Presented to the Commons yesterday (8 February), the scheme sets out a number of targets intended to help clear elective care’s 6 million-strong waiting list.

This includes the hope to eliminate year-long and two-year waits by March 2025 and July 2022 respectively.

But the College warned that pressures are not confined solely to hospitals.

It reminded the Government and NHS England that while patients wait for their specialist care, they remain under the care of their GP.

The plan set out targets to:

  • Clear two-year waits by July this year
  • Remove all waits of longer than 18 months by April next year
  • Return the number of people waiting more than 62 days from an urgent referral to pre-pandemic levels by March 2023.

Professor Martin Marshall, RCGP chair, urged the DHSC and NHSE to keep general practice ‘central to any discussions and decision-making’ on NHS reform.

‘It’s crucial that any plans to alleviate the backlog in hospitals do not inadvertently push a bigger burden onto general practice, which is already beset by a huge workload and workforce crisis,’ he said.
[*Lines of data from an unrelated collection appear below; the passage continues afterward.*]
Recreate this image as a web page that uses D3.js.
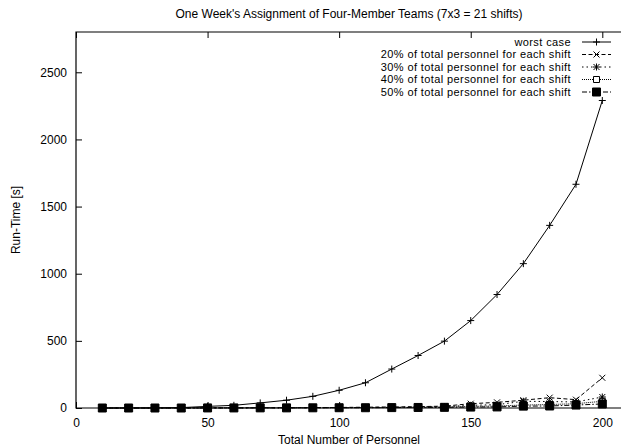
<!DOCTYPE html>
<html>
<head>
<meta charset="utf-8">
<script src="https://cdn.jsdelivr.net/npm/d3@7"></script>
<style>
  body { margin: 0; background: #fff; }
  svg { display: block; font-family: "Liberation Sans", Arial, sans-serif; }
</style>
</head>
<body>
<div id="chart"></div>
<script>
  var width = 621,
      height = 448;

  // data
  var personnel = [10, 20, 30, 40, 50, 60, 70, 80, 90, 100, 110, 120, 130, 140, 150, 160, 170, 180, 190, 200];
  var worstCase = [0, 0.5, 1, 3, 12, 20, 38, 58, 87, 132, 188, 290, 391, 498, 651, 845, 1075, 1360, 1666, 2290];
  var pct20 = [0, 0, 0, 0.5, 1, 1, 2, 2, 3, 4, 6, 8, 10, 14, 32, 42, 58, 77, 62, 225];
  var pct30 = [0, 0, 0, 0.5, 1, 1, 1.5, 2, 2, 3, 4, 5, 7, 10, 20, 25, 50, 48, 45, 82];
  var pct40 = [0, 0, 0, 0.5, 0.5, 1, 1, 1.5, 2, 2, 3, 4, 5, 7, 12, 15, 22, 26, 32, 50];
  var pct50 = [0, 0, 0, 0, 0.5, 0.5, 1, 1, 1.5, 2, 2, 3, 4, 5, 7, 8, 14, 15, 22, 30];

  var seriesNames = ["worst case",
    "20% of total personnel for each shift",
    "30% of total personnel for each shift",
    "40% of total personnel for each shift",
    "50% of total personnel for each shift"];
  var seriesValues = [worstCase, pct20, pct30, pct40, pct50];
  var dashes = [null, "4,2.5", "1.5,3", "1,1", "5,2,1.5,2"];
  var symbols = ["plus", "cross", "star", "box", "fbox"];

  var xTicks = [0, 50, 100, 150, 200];
  var yTicks = [0, 500, 1000, 1500, 2000, 2500];

  var margin = {left: 76, top: 32, bottom: 40};
  var plotRight = 622;

  var x = d3.scaleLinear()
      .domain([0, 200])
      .range([margin.left, 602.3]);

  var y = d3.scaleLinear()
      .domain([0, 2800])
      .range([height - margin.bottom, margin.top]);

  var svg = d3.select("#chart").append("svg")
      .attr("width", width)
      .attr("height", height);

  // title
  svg.append("text")
      .attr("x", (margin.left + plotRight) / 2)
      .attr("y", 18)
      .attr("text-anchor", "middle")
      .attr("font-size", "12px")
      .text("One Week's Assignment of Four-Member Teams (7x3 = 21 shifts)");

  // axes (gnuplot style: inward ticks, mirrored on top)
  var axisB = svg.append("g")
      .attr("transform", "translate(0," + y(0) + ")")
      .call(d3.axisBottom(x).tickValues(xTicks).tickSize(-6).tickPadding(10).tickSizeOuter(0));
  axisB.attr("font-family", null).attr("font-size", "12px");
  axisB.select(".domain").remove();

  var axisT = svg.append("g")
      .attr("transform", "translate(0," + y(2800) + ")")
      .call(d3.axisTop(x).tickValues(xTicks).tickSize(-6).tickFormat(""));
  axisT.select(".domain").remove();

  var axisL = svg.append("g")
      .attr("transform", "translate(" + x(0) + ",0)")
      .call(d3.axisLeft(y).tickValues(yTicks).tickSize(-6).tickPadding(9).tickFormat(d3.format("d")));
  axisL.attr("font-family", null).attr("font-size", "12px");
  axisL.select(".domain").remove();

  // frame
  svg.append("path")
      .attr("d", "M" + plotRight + "," + y(2800) + "H" + x(0) + "V" + y(0) + "H" + plotRight)
      .attr("fill", "none")
      .attr("stroke", "#000")
      .attr("stroke-width", 1.2);

  // axis labels
  svg.append("text")
      .attr("x", (margin.left + plotRight) / 2)
      .attr("y", 444)
      .attr("text-anchor", "middle")
      .attr("font-size", "12px")
      .text("Total Number of Personnel");

  svg.append("text")
      .attr("transform", "translate(20," + (y(1400)) + ") rotate(-90)")
      .attr("text-anchor", "middle")
      .attr("font-size", "12px")
      .text("Run-Time [s]");

  function symbolPath(type) {
    if (type == "plus") return "M-3.5,0H3.5M0,-3.5V3.5";
    if (type == "cross") return "M-3,-3L3,3M-3,3L3,-3";
    if (type == "star") return "M-3.5,0H3.5M0,-3.5V3.5M-3,-3L3,3M-3,3L3,-3";
    if (type == "box") return "M-3,-3H3V3H-3Z";
    return "M-4,-4H4V4H-4Z";
  }

  var line = d3.line()
      .x(function(d) { return x(d[0]); })
      .y(function(d) { return y(d[1]); });

  seriesValues.forEach(function(vals, i) {
    var pts = personnel.map(function(p, j) { return [p, vals[j]]; });
    var g = svg.append("g").attr("class", "series");
    g.append("path")
        .datum(pts)
        .attr("d", line)
        .attr("fill", "none")
        .attr("stroke", "#000")
        .attr("stroke-width", 1)
        .attr("stroke-dasharray", dashes[i]);
    g.selectAll(".mark")
      .data(pts)
      .enter().append("path")
        .attr("class", "mark")
        .attr("transform", function(d) { return "translate(" + x(d[0]) + "," + y(d[1]) + ")"; })
        .attr("d", symbolPath(symbols[i]))
        .attr("fill", symbols[i] == "fbox" ? "#000" : "none")
        .attr("stroke", "#000")
        .attr("stroke-width", 1);
  });

  // legend (rows are tight, as in the original)
  var legend = svg.append("g").attr("class", "legend");
  seriesNames.forEach(function(name, i) {
    var ly = 42 + i * 12.5;
    legend.append("text")
        .attr("x", 571)
        .attr("y", ly)
        .attr("dy", "0.35em")
        .attr("text-anchor", "end")
        .attr("font-size", "11px")
        .attr("letter-spacing", "0.4px")
        .text(name);
    legend.append("line")
        .attr("x1", 582).attr("x2", 611)
        .attr("y1", ly).attr("y2", ly)
        .attr("stroke", "#000")
        .attr("stroke-width", 1)
        .attr("stroke-dasharray", dashes[i]);
    legend.append("path")
        .attr("transform", "translate(596.5," + ly + ")")
        .attr("d", symbolPath(symbols[i]))
        .attr("fill", symbols[i] == "fbox" ? "#000" : (i == 3 ? "#fff" : "none"))
        .attr("stroke", "#000");
  });
</script>
</body>
</html>
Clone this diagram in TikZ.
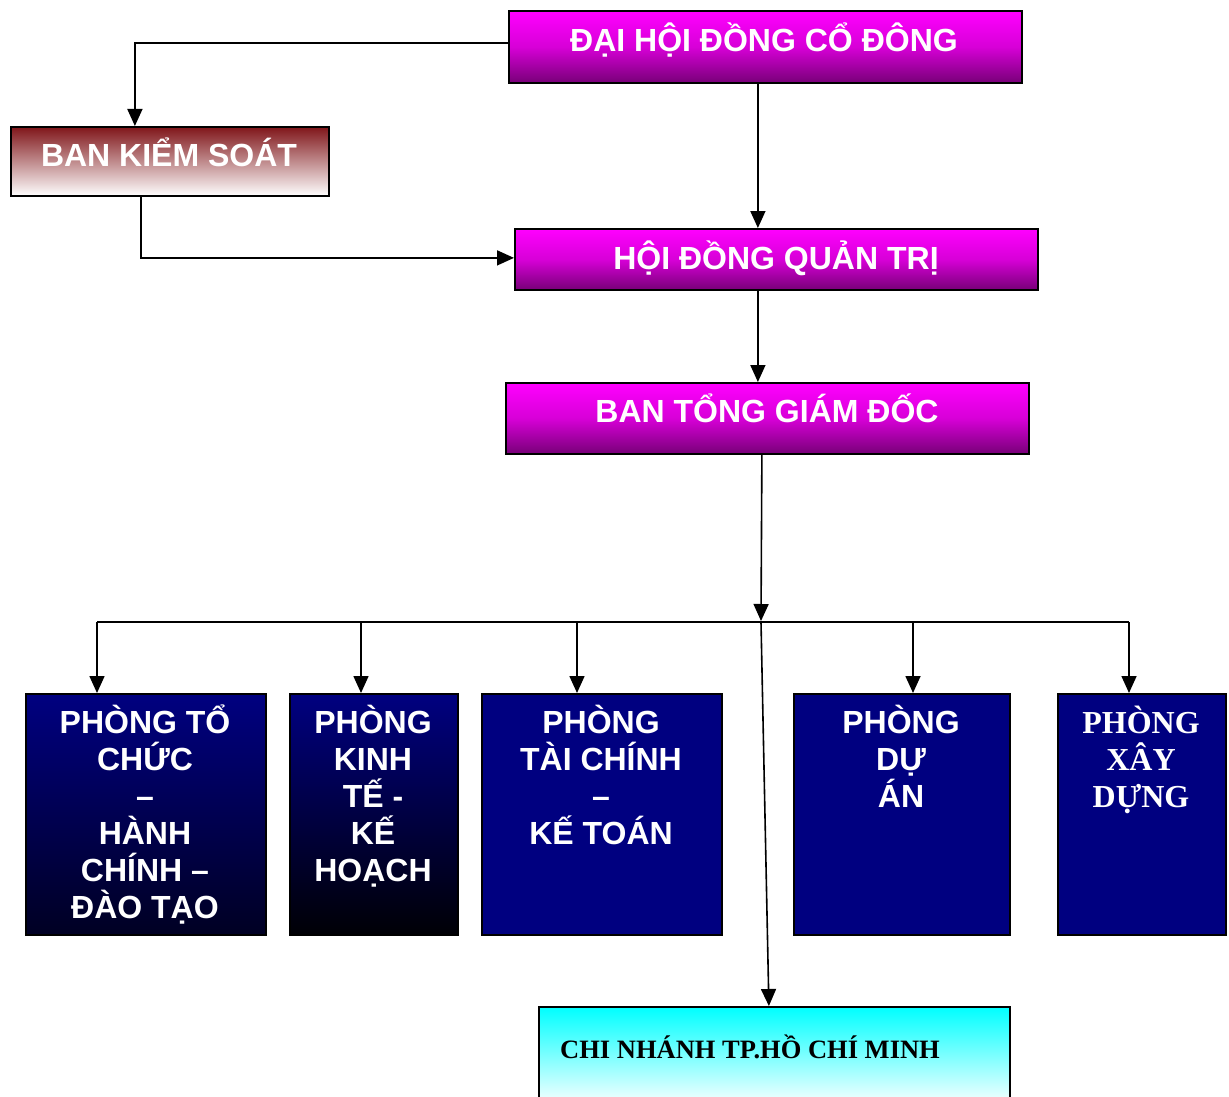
\documentclass[tikz,border=0pt]{standalone}
\usepackage{fontspec}
\setmainfont{Liberation Sans}
\newfontfamily\serifb{Liberation Serif}
\usetikzlibrary{arrows.meta}
\definecolor{mag}{RGB}{255,0,255}
\definecolor{magmid}{RGB}{215,0,215}
\definecolor{magdark}{RGB}{120,0,120}
\definecolor{bksred}{RGB}{128,22,26}
\definecolor{navy}{RGB}{0,0,128}
\definecolor{navydark}{RGB}{0,0,35}
\definecolor{navyblack}{RGB}{0,0,5}
\definecolor{cyanc}{RGB}{0,255,255}
\tikzset{
  box/.style={draw=black, line width=1.8pt, inner sep=0pt, anchor=north west},
  magbox/.style={box, top color=mag, bottom color=magdark, middle color=magmid},
  toptext/.style={text=white, anchor=base, inner sep=0pt, font=\fontsize{32}{36}\selectfont\bfseries},
  deptext/.style={text=white, anchor=north, inner sep=0pt, align=center, font=\fontsize{32}{37}\selectfont\bfseries},
  conn/.style={line width=1.6pt, draw=black},
  arr/.style={conn, -{Triangle[length=17pt,width=15pt]}},
}
\begin{document}
\begin{tikzpicture}[x=1pt,y=-1pt]
\clip (0,0) rectangle (1229,1097);
\fill[white] (0,0) rectangle (1229,1097);

% top boxes
\node[magbox, minimum width=513pt, minimum height=72pt] (dh) at (508,10) {};
\node[toptext] (dht) at (764,52) {ĐẠI HỘI ĐỒNG CỔ ĐÔNG};

\node[box, top color=bksred, bottom color=white, minimum width=318pt, minimum height=69pt] (bks) at (10,126) {};
\node[toptext] (bkst) at (169,167) {BAN KIỂM SOÁT};

\node[magbox, minimum width=523pt, minimum height=61pt] (hq) at (514,228) {};
\node[toptext] (hqt) at (776,269) {HỘI ĐỒNG QUẢN TRỊ};

\node[magbox, minimum width=523pt, minimum height=71pt] (bt) at (505,382) {};
\node[toptext] (btt) at (767,422) {BAN TỔNG GIÁM ĐỐC};

% department boxes
\node[box, top color=navy, bottom color=navydark, minimum width=240pt, minimum height=241pt] (b1) at (25,693) {};
\node[deptext] (b1t) at (145,702) {\rule{0pt}{31pt}PHÒNG TỔ\\CHỨC\\–\\HÀNH\\CHÍNH –\\ĐÀO TẠO};

\node[box, top color=navy, bottom color=navyblack, minimum width=168pt, minimum height=241pt] (b2) at (289,693) {};
\node[deptext] (b2t) at (373,702) {\rule{0pt}{31pt}PHÒNG\\KINH\\TẾ -\\KẾ\\HOẠCH};

\node[box, fill=navy, minimum width=240pt, minimum height=241pt] (b3) at (481,693) {};
\node[deptext] (b3t) at (601,702) {\rule{0pt}{31pt}PHÒNG\\TÀI CHÍNH\\–\\KẾ TOÁN};

\node[box, fill=navy, minimum width=216pt, minimum height=241pt] (b4) at (793,693) {};
\node[deptext] (b4t) at (901,702) {\rule{0pt}{31pt}PHÒNG\\DỰ\\ÁN};

\node[box, fill=navy, minimum width=168pt, minimum height=241pt] (b5) at (1057,693) {};
\node[deptext, font=\fontsize{32}{37}\selectfont\serifb\bfseries] (b5t) at (1141,702) {\rule{0pt}{31pt}PHÒNG\\XÂY\\DỰNG};

% branch box
\node[box, top color=cyanc, bottom color=white, minimum width=471pt, minimum height=100pt] (cn) at (538,1006) {};
\node[anchor=base west, inner sep=0pt, font=\fontsize{26.5}{30}\selectfont\serifb\bfseries] (cnt) at (560,1058) {CHI NHÁNH TP.HỒ CHÍ MINH};

% connectors
\draw[arr] ([yshift=4pt]dh.west) -| ([xshift=-35pt]bks.north);
\draw[arr] ([xshift=-7.5pt]dh.south) -- ([xshift=-7.5pt]dh.south |- hq.north);
\draw[arr] ([xshift=-29pt]bks.south) |- ([yshift=1.5pt]hq.west);
\draw[arr] ([xshift=-18.5pt]hq.south) -- ([xshift=-18.5pt]hq.south |- bt.north);

\coordinate (j) at (761,622);
\coordinate (bl) at (97,622);
\coordinate (br) at (1129,622);
\coordinate (d2) at (361,622);
\coordinate (d3) at (577,622);
\coordinate (d4) at (913,622);
\draw[arr] ([xshift=-5.5pt]bt.south) -- ([yshift=1pt]j);
\draw[conn] (bl) -- (br);
\draw[arr] (bl) -- (bl |- b1.north);
\draw[arr] (d2) -- (d2 |- b2.north);
\draw[arr] (d3) -- (d3 |- b3.north);
\draw[arr] (d4) -- (d4 |- b4.north);
\draw[arr] (br) -- (br |- b5.north);
\draw[arr] (j) -- ([xshift=-5.5pt]cn.north);
\end{tikzpicture}
\end{document}
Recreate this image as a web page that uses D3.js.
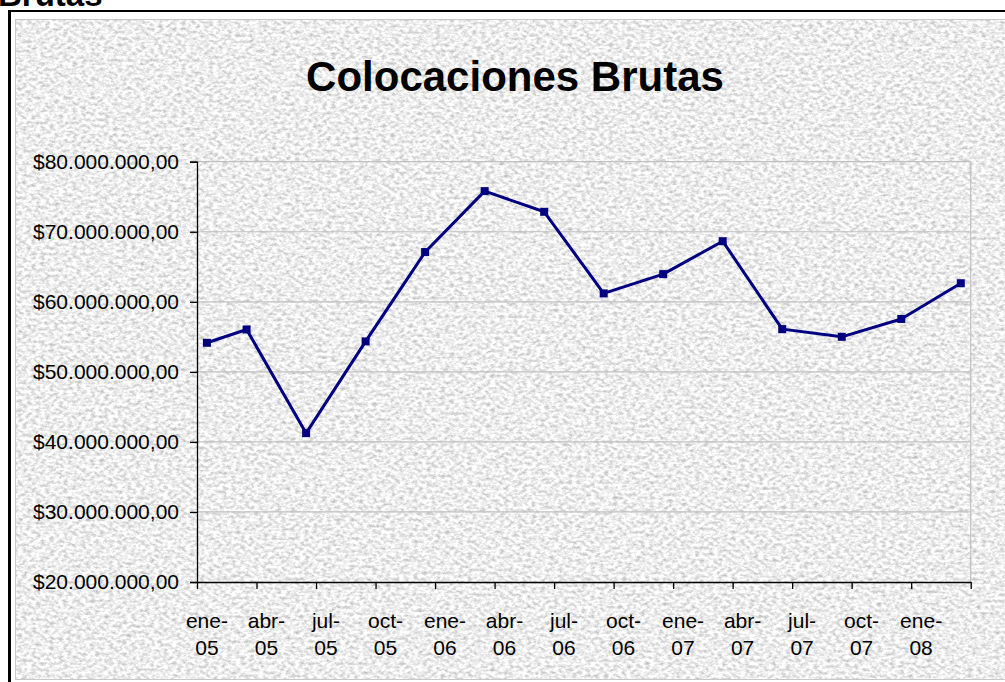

Backlog extends beyond hospitals

Similarly, the BMA urged the Government not to ignore the non-surgical backlog, caused by 29.14 million fewer outpatient appointments during the pandemic.

‘Currently cancer referrals and treatment are now at an all-time high, and millions with long-term conditions are struggling to get the support and care that they need,’ Dr Chaand Nagpaul, BMA council chair, said.

‘It is equally important that GPs and primary care teams are provided with the necessary resources to support this unmet need in the community.’

The King’s Fund, a health care thinktank, also noted that the pressure on general practice is leaving many people ‘struggling to get an appointment’, and ‘must not be overlooked by a national focus on hospital waiting lists’.

Meanwhile, the health secretary’s plan faced criticism for failing to take the opportunity to introduce a long-term workforce plan to assister the recovery.

Tim Gardner, senior policy fellow at the Health Foundation, said: ‘The main factor limiting progress on addressing the elective backlog and the wider recovery is longstanding staff shortages. Failing to come forward with a long-term workforce plan will undermine efforts to bring down waiting lists and put the NHS’s recovery at risk.’

It comes after Sajid Javid revealed the plan has factored in around two years of increasing waiting times, with the NHS not expecting lists to begin falling until March 2022.